Friday, February 24, 2006

Daytime TV is a wasteland!

Having been home all week for a little time off from work, I have been treated to a bit of free time during the day. I started off on Monday by surfing through all 57 damn channels and - lo and behold, nothing on! That started the lame tune of the same name running through my head. I made a trip to the video store, but that too was a wasteland. I guess my expensive wide screen is a waste when there isn't a good game on or Sci-fi Friday. Thank God for that or I could just sell the damn TVs. I did learn on Tuesday that there are more judge shows than I knew of. My wife was off that day, and she really likes them. I'd prefer a root canal- but that's just me. Some of the people that show up on those programs are painfully stupid. I guess I did enjoy watching one guy get the tongue lashing of his life from judge Judy. He deserved it though. He was stupid enough to provoke her early on. Idiot.

Monday, February 20, 2006

Happy Presidents day

I'm guessing few of you got the day off. Lucky me has the entire week off. Don't turn too green! I'm sure my spouse will have a few things to keep me busy. Have a good week everyone.

Saturday, February 18, 2006

Spouse Shopping

A store that sells new husbands has just opened in New York City , where a woman may go to choose a husband. Among the instructions at the entrance is a description of how the store operates.

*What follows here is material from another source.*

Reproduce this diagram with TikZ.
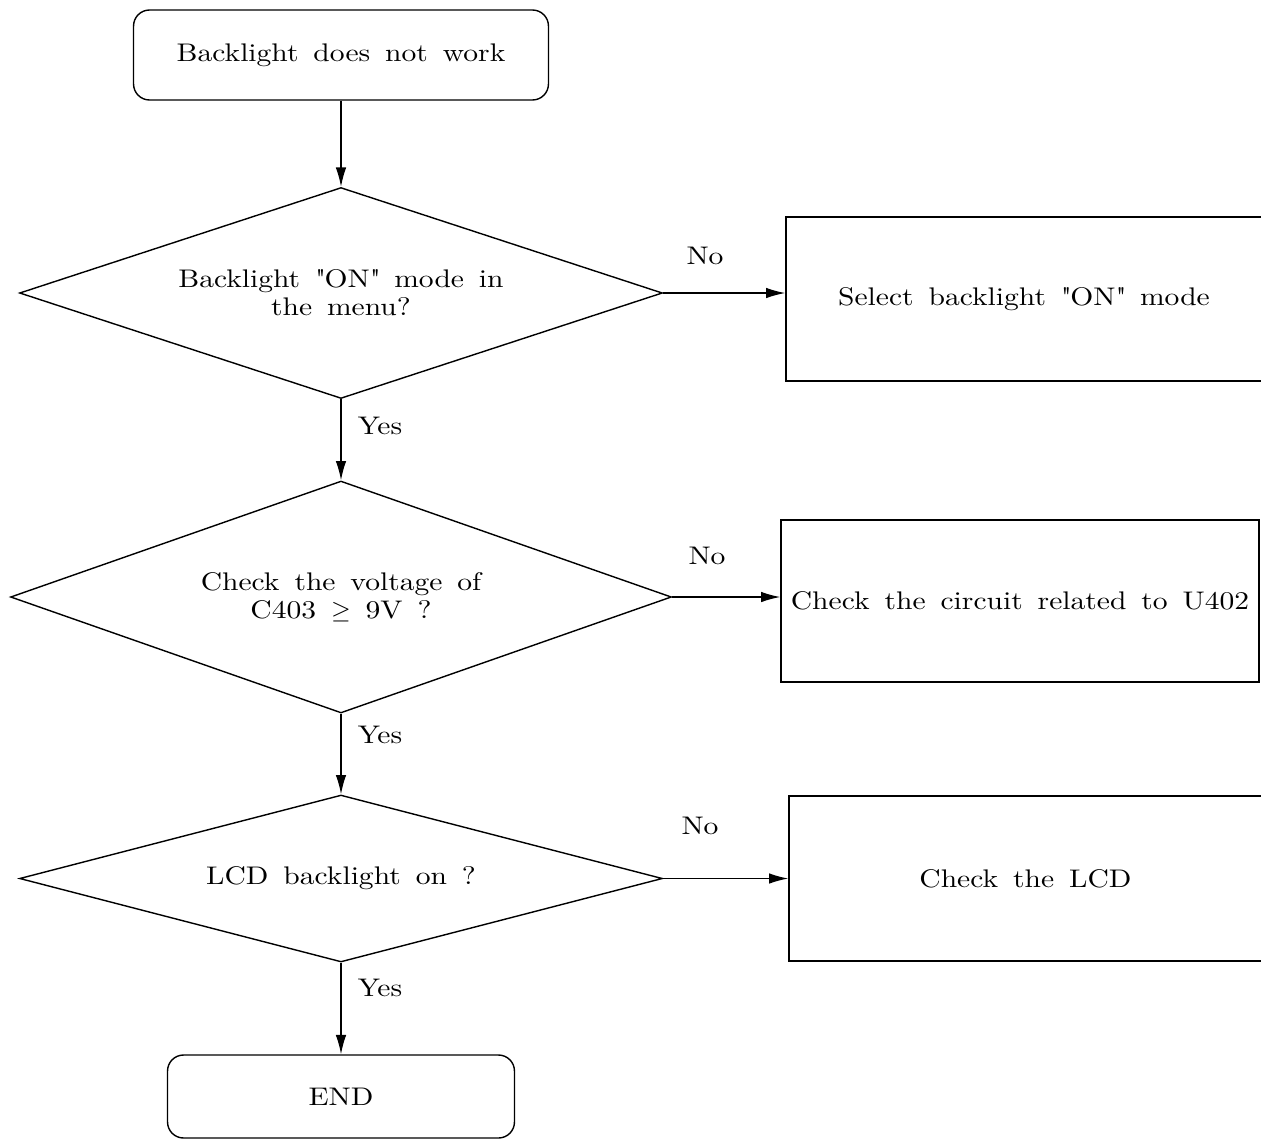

You may visit the store ONLY ONCE! There are six floors and the attributes of the men increase as the shopper ascends the flights.There is, however, a catch: you may choose any man from a particular floor, or you may choose to go up a floor, but you cannot go back down except to exit the building! So, a woman goes to the Husband Store to find a husband. On the first floor the sign on the door reads: Floor 1 - These men have jobs. The second floor sign reads: Floor 2 - These men have jobs and love kids. The third floor sign reads: Floor 3 - These men have jobs, love kids, and are extremely good looking."Wow," she thinks, but feels compelled to keep going. She goes to the fourth floor and sign reads: Floor 4 - These men have jobs, love kids, are drop-dead good looking and help with the housework."Oh, mercy me!" she exclaims, "I can hardly stand it!"Still, she goes to the fifth floor and sign reads: Floor 5 - These men have jobs, love kids, are drop-dead gorgeous, help with the housework, and have a strong romantic streak. She is so tempted to stay, but she goes to the sixth floor and the sign reads: Floor 6 - You are visitor 31,456,012 to this floor. There are no men on this floor. This floor exists solely as proof that women are impossible to please. Thank you for shopping at the Husband Store. A new wives store opened across the street. The first floor has wives that love sex. The second floor has wives that love sex and have money. The third through sixth floors have never been visited.

Fantasy Baseball starting soon.

This is the time of year when I find myself in a sort of limbo. I really enjoy playing fantasy sports on the net. It just so happens that this is the dead time of year for that activity. Fantasy football has recently expired. I fared reasonably well on my teams there. Two first places, a second and a fourth. Fantasy baseball is nearing ready for sign ups- but that is not going to really start for more than a month. Fantasy NASCAR and fantasy golf have gotten into gear this weekend and a couple of weeks ago. Neither of those really hold my interest though. Fantasy basketball is half way over with the All star game this weekend. That means no scores to worry about there for a few days either. I'm not faring too well in those leagues this season as I had a bad draft in the two leagues I'm in. I didn't seem to get any good big men out of the ones I ranked high. Oh well. Next year, as they say!

Saturday, February 04, 2006

Super Bowl Prediction

This year I'm going to have to go with the majority and pick the Steelers to take the big game. They have been on a roll in the playoffs and have beaten some very good teams. I really believe that the AFC has been the stronger division for quite a while now. The Seahawks aren't without hope. Shaun Alexander is definitely a stud that can hurt you. Seattle has won quite a few games, but against inferior competition. I'll say- 34-24 Steelers.